Carlos Bravo Regidor
El miércoles pasado, en su artículo de La Jornada, Claudio Lomnitz propuso un ejercicio de imaginación pública al que vale la pena volver, sobre el que hace falta insistir, a propósito de la reforma educativa y la lucha magisterial. No se trata de una apología ni de una diatriba sino de un genuino intento de re-describir el problema en cuestión: de hacer crítica como una forma de crear solidaridad.
No resumo los argumentos de Lomnitz. Mejor remito directamente a la versión en línea de su artículo (http://bit.ly/14Wi3WP) y acto seguido me subo, ya en marcha, al tren de su reflexión.
En general, la resistencia magisterial ha sido muy susceptible de ser deslegitimada. Por buenas o malas razones, los maestros no han sabido explicarla, las autoridades no han podido solventarla y la población afectada por las movilizaciones no ha querido más que repudiarla. La cobertura mediática del conflicto se ha reducido, así, a representar a quienes protestan como “violentos” que buscan defender sus “privilegios”.
Los métodos de la lucha magisterial son, desde luego, condenables. Pero también deberían ser igual de condenables las condiciones en las que los maestros, particularmente los de estados pobres como Michoacán, Guerrero, Oaxaca o Chiapas, tratan de ejercer su improbable labor educativa: el hambre y la desnutrición infantil, la infraestructura miserable, el rezago y la marginación social, la falta de capacitación, el abandono institucional.
Asimismo, el hecho de que haya muchos y muy buenos motivos para estar a favor de la creación de un servicio profesional que elimine el control de las cúpulas sindicales sobre la carrera docente no obsta para reaccionar como si todo reparo u oposición al respecto constituyera, ineludiblemente, una defensa del statu quo educativo. Porque la iniciativa de Ley General del Servicio Profesional Docente presentada por el Ejecutivo tiene, como han señalado críticos como Ricardo Raphael (http://j.mp/1dhlkdu) o Jorge Javier Romero (http://j.mp/17dFobB), varios defectos significativos: confunde profesionalización con evaluación, es muy poco clara en cuanto a la distribución de competencias entre autoridades federales y estatales, no crea un servicio nacional sino apenas reglas de operación para que cada gobierno local gestione las plazas, etcétera.

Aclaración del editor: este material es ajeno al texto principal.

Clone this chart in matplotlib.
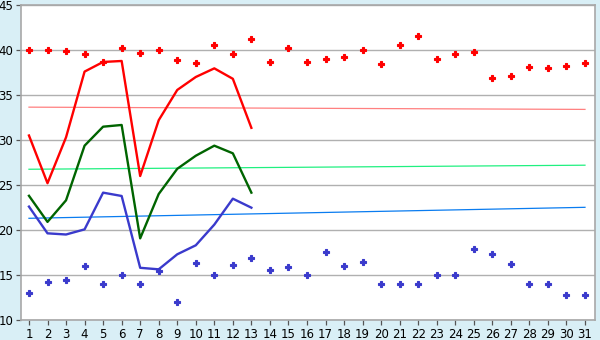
import matplotlib
matplotlib.use("Agg")
import matplotlib.pyplot as plt

days = list(range(1, 32))
max_pts = [40.0, 40.0, 39.9, 39.56, 38.7, 40.2, 39.7, 40.0, 38.85, 38.6, 40.56, 39.56, 41.2,
           38.63, 40.2, 38.63, 38.96, 39.19, 39.96, 38.5, 40.56, 41.52, 38.96, 39.52, 39.74,
           36.85, 37.07, 38.07, 37.96, 38.19, 38.52]
min_pts = [13.0, 14.2, 14.4, 16.0, 14.0, 15.0, 14.0, 15.4, 12.0, 16.3, 15.0, 16.07, 16.85,
           15.52, 15.85, 15.0, 17.52, 15.96, 16.41, 14.0, 14.0, 14.0, 15.0, 15.0, 17.85,
           17.3, 16.19, 14.0, 14.0, 12.74, 12.74]
line_days = list(range(1, 14))
red_line = [30.5, 25.2, 30.3, 37.6, 38.67, 38.78, 26.0, 32.2, 35.56, 37.0, 37.96, 36.8, 31.35]
green_line = [23.8, 20.9, 23.3, 29.37, 31.48, 31.67, 19.07, 24.0, 26.8, 28.25, 29.37, 28.52, 24.15]
blue_line = [22.6, 19.63, 19.5, 20.07, 24.15, 23.78, 15.8, 15.63, 17.3, 18.3, 20.6, 23.48, 22.48]
trend_days = [1, 31]
red_trend = [33.65, 33.4]
green_trend = [26.75, 27.2]
blue_trend = [21.3, 22.52]

bg = "#d9eff6"
fig = plt.figure(figsize=(6, 3.4), dpi=100, facecolor=bg)
ax = fig.add_axes([21/600, 20/340, 574/600, 315/340])
ax.set_facecolor("white")

ax.plot(trend_days, red_trend, color="#ff8080", lw=0.9, zorder=2)
ax.plot(trend_days, green_trend, color="#20f080", lw=0.9, zorder=2)
ax.plot(trend_days, blue_trend, color="#0a7cf0", lw=0.9, zorder=2)

ax.plot(line_days, red_line, color="#ff0000", lw=1.7, zorder=3)
ax.plot(line_days, green_line, color="#006400", lw=1.7, zorder=3)
ax.plot(line_days, blue_line, color="#3a3acc", lw=1.7, zorder=3)

ax.plot(days, max_pts, linestyle="none", marker="P", markersize=4.5,
        color="#ff0000", markeredgecolor="#ff0000", markeredgewidth=0.8, zorder=4)
ax.plot(days, min_pts, linestyle="none", marker="P", markersize=4.5,
        color="#3a3acc", markeredgecolor="#3a3acc", markeredgewidth=0.8, zorder=4)

ax.set_xlim(0.57, 31.54)
ax.set_ylim(10, 45)
ax.set_xticks(days)
ax.set_xticklabels([str(d) for d in days])
ax.set_yticks(range(10, 46, 5))
ax.yaxis.grid(True, color="#b0b0b0", lw=1)
ax.set_axisbelow(True)
for s in ax.spines.values():
    s.set_color("#a8a8a8")
    s.set_linewidth(1.2)
ax.tick_params(axis="both", colors="#000000", labelsize=8.5, length=3.5, width=0.9,
               direction="out", pad=2)
ax.tick_params(axis="both", color="#555555")

fig.savefig("out.png", dpi=100, facecolor=bg)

Finalmente, convendría saber, separar lo urgente de lo importante. La reforma educativa apremia, pero su éxito no se medirá de un día para otro ni se agotará, en última instancia, en el cambio normativo. Tendrán que pasar muchos años, quizás décadas, para observar sus resultados. Y habrá que seguir haciendo ajustes, probablemente muchos, durante su proceso de implementación. Todo lo cual requerirá de negociaciones, paciencia, aprendizaje, constancia.
El éxito de la reforma educativa no significa, no puede significar, la derrota del magisterio. Los problemas políticos no se resuelven llamando a la policía.